→ **Task**: Each line containing the word "this" needs to be copied.
-------- Data rows --------
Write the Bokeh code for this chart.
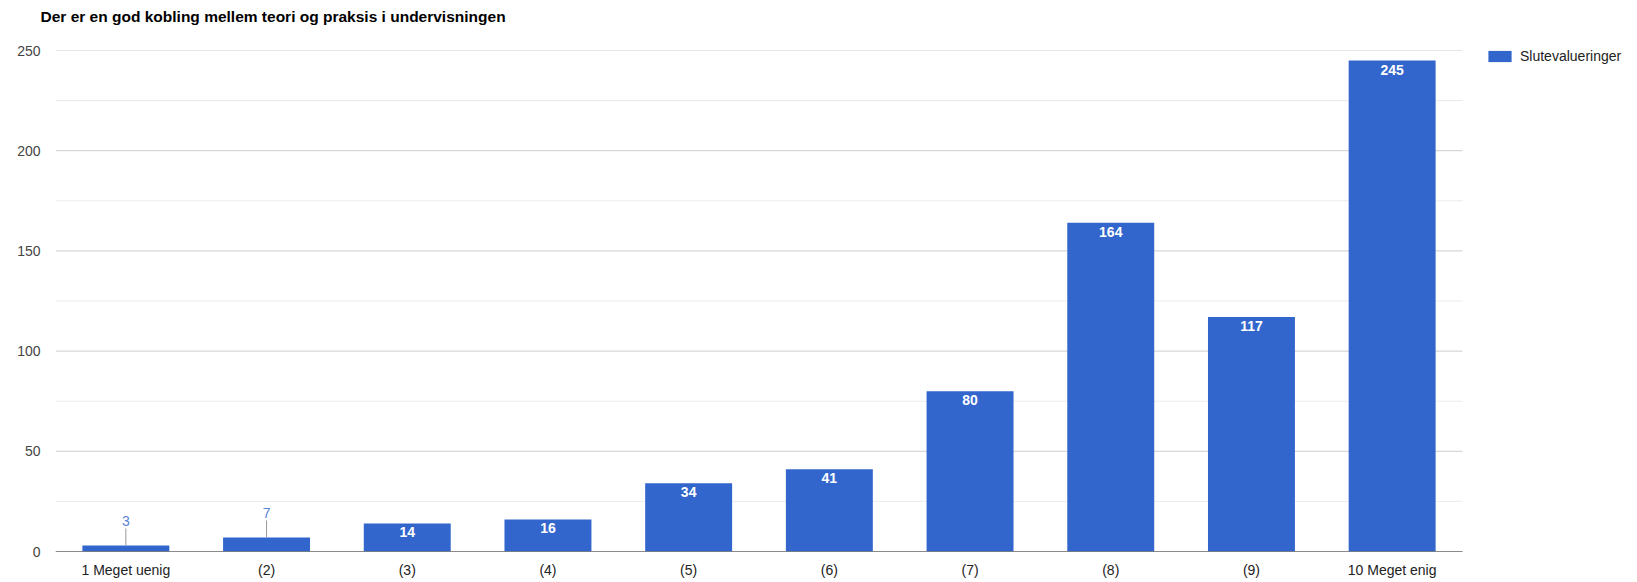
from bokeh.plotting import figure
from bokeh.models import Range1d, FixedTicker, ColumnDataSource, Legend, LegendItem, Title
from bokeh.core.properties import value
from bokeh.embed import file_html
from bokeh.resources import INLINE

# ---- data ----
categories = ["1 Meget uenig", "(2)", "(3)", "(4)", "(5)", "(6)", "(7)", "(8)", "(9)", "10 Meget enig"]
counts = [3, 7, 14, 16, 34, 41, 80, 164, 117, 245]
series_name = "Slutevalueringer"
y_ticks = [0, 50, 100, 150, 200, 250]
y_minor = [25, 75, 125, 175, 225]
title_text = "Der er en god kobling mellem teori og praksis i undervisningen"

FONT = "Liberation Sans"
BAR = "#3366cc"

W, H = 1637, 582
LEFT, BOTTOM, TOP = 55, 31, 50
PLOT_RIGHT = 1462          # where the category area ends (legend lives to its right)
n = len(categories)
x_end = n * (W - LEFT) / (PLOT_RIGHT - LEFT)
xs = [i + 0.5 for i in range(n)]

p = figure(
    title=None,
    x_range=Range1d(0, x_end),
    y_range=Range1d(0, 250),
    width=W, height=H,
    output_backend="svg", toolbar_location=None,
    min_border_left=LEFT, min_border_right=0, min_border_top=TOP, min_border_bottom=BOTTOM,
)
p.outline_line_color = None
p.background_fill_color = "white"
p.border_fill_color = "white"

# title (a thin spacer panel keeps it up near the top edge)
spacer = Title(text=" ", text_font_size="1px", standoff=21)
main_title = Title(text=title_text, text_font=FONT, text_font_size="15.5px", text_font_style="bold",
                   text_color="#000000", align="left", offset=-15, vertical_align="top", standoff=0)
p.add_layout(spacer, "above")
p.add_layout(main_title, "above")

# grid lines, limited to the category area
p.xgrid.grid_line_color = None
p.ygrid.grid_line_color = None
p.segment(x0=[0] * len(y_minor), y0=y_minor, x1=[n] * len(y_minor), y1=y_minor,
          line_color="#ebebeb", line_width=1)
p.segment(x0=[0] * len(y_ticks), y0=y_ticks, x1=[n] * len(y_ticks), y1=y_ticks,
          line_color="#cccccc", line_width=1)

src = ColumnDataSource(dict(x=xs, cat=categories, val=counts))
bars = p.vbar(x="x", top="val", width=0.618, source=src, fill_color=BAR, line_color=None)

# baseline
p.segment(x0=[0], y0=[0], x1=[n], y1=[0], line_color="#333333", line_width=1)

# axes
p.yaxis.ticker = FixedTicker(ticks=y_ticks)
p.yaxis.axis_line_color = None
p.yaxis.major_tick_line_color = None
p.yaxis.minor_tick_line_color = None
p.yaxis.major_tick_out = 0
p.yaxis.major_tick_in = 0
p.yaxis.minor_tick_out = 0
p.yaxis.major_label_standoff = 15
p.yaxis.major_label_text_font = FONT
p.yaxis.major_label_text_font_size = "14px"
p.yaxis.major_label_text_color = "#444444"

p.xaxis.ticker = FixedTicker(ticks=xs)
p.xaxis.major_label_overrides = {x: c for x, c in zip(xs, categories)}
p.xaxis.axis_line_color = None
p.xaxis.major_tick_line_color = None
p.xaxis.minor_tick_line_color = None
p.xaxis.major_tick_out = 0
p.xaxis.major_tick_in = 0
p.xaxis.minor_tick_out = 0
p.xaxis.major_label_standoff = 10
p.xaxis.major_label_text_font = FONT
p.xaxis.major_label_text_font_size = "14px"
p.xaxis.major_label_text_color = "#222222"

# value labels
threshold = 10
inside = ColumnDataSource(dict(
    x=[x for x, v in zip(xs, counts) if v >= threshold],
    val=[v for v in counts if v >= threshold],
    txt=[str(v) for v in counts if v >= threshold],
))
p.text(x="x", y="val", text="txt", source=inside, text_align="center", text_baseline="top",
       y_offset=4, text_color="white", text_font=value(FONT), text_font_size="14px",
       text_font_style="bold")

lead = 8.5
outside = ColumnDataSource(dict(
    x=[x for x, v in zip(xs, counts) if v < threshold],
    val=[v for v in counts if v < threshold],
    top=[v + lead for v in counts if v < threshold],
    txt=[str(v) for v in counts if v < threshold],
))
p.segment(x0="x", y0="val", x1="x", y1="top", source=outside, line_color="#999999", line_width=1)
p.text(x="x", y="top", text="txt", source=outside, text_align="center", text_baseline="bottom",
       y_offset=-2, text_color="#5a82d8", text_font=value(FONT), text_font_size="14px")

# legend
legend = Legend(items=[LegendItem(label=series_name, renderers=[bars])],
                location=(1485 - LEFT, (H - BOTTOM) - TOP - 14), orientation="vertical",
                glyph_width=29, glyph_height=14, label_height=14, label_standoff=6,
                padding=0, margin=0, spacing=0,
                label_text_font=FONT, label_text_font_size="14px", label_text_color="#222222",
                border_line_color=None, background_fill_alpha=0)
p.add_layout(legend, "center")

open("out.html", "w").write(file_html(p, INLINE))
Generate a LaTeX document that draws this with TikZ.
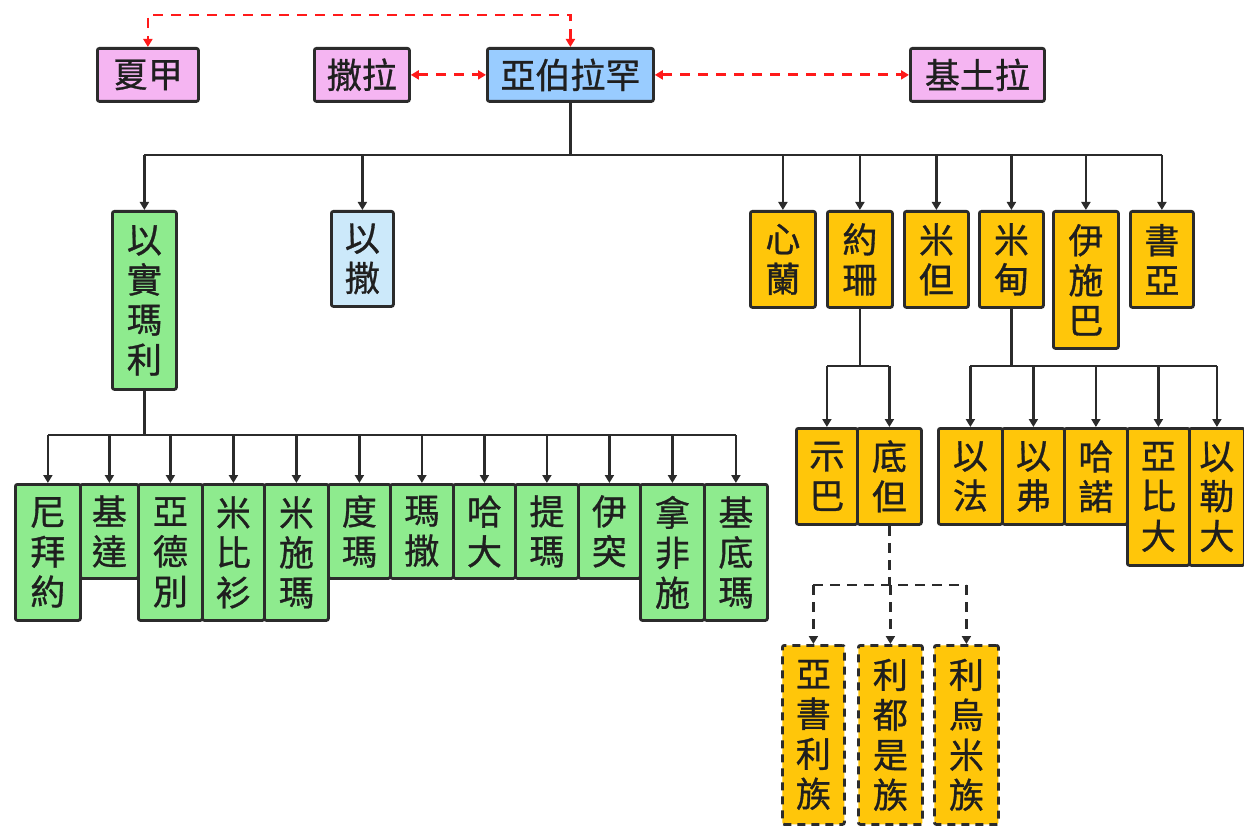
--------
→ **Result of the task**:
Write the Bokeh code for this chart.
Generate a LaTeX document that draws this with TikZ.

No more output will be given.